In a perfect world, the seals are good, the adjustments are good, etc.
In the real world these things aren't perfect in a 20+ year old car and they leak a large amount of hot air and the shutoff valve helps by preventing the heater core from getting hot. If the heater core gets hot there is a good chance that it will warm the air conditioned air some.
The seals around the air doors within the airbox are made of foam or similar rubber material. As was already stated they might be deteriorated and not completely sealing the hot air from the mixing chamber. Another thing to check for would be the vacuum lines, if they are leaking the mixing valve door might not be pulling completly closed. The vacuum motor diaphrams also dryout and leak, so you really have several potential areas that could cause the mixing door to not function 100%. Installing a shutoff valve in the heater line will probably solve your "inside heat" problem, but it may also raise the operating temp of the engine slightly. You really need the full circulation of coolant in the entire system to manage those engine temps. If your engine is running on the cool side of what would be considered normal then you probably won't have a problem. If it's already running on the hot side of normal, then you might see it moving up into the area that would make you nervous on a long trip.

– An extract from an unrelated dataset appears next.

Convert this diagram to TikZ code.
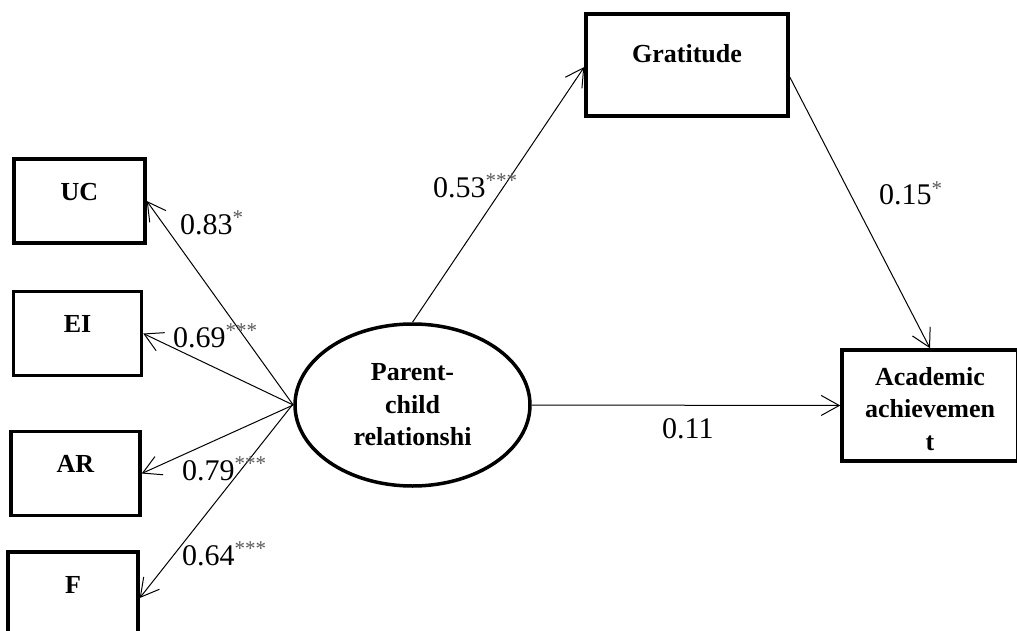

The heater core is really a small radiator that exchanges the thermal energy from the hot coolant and passes it into the heater airbox.... this provides a small measure of cooling for the engine.
If one has a digital readout for the coolant, you can actually see the cooling effects of the heater core while driving.
One other obvious area to check is the condition of the A/C refrigerant. Is it fully charged? If the A/C vent outlet temperatures have been slowly creeping up over a relatively short period of time (several weeks or months vs years) then you might need to have the system serviced if you haven't done so recently. Good Luck, and have a safe trip and enjoyable trip.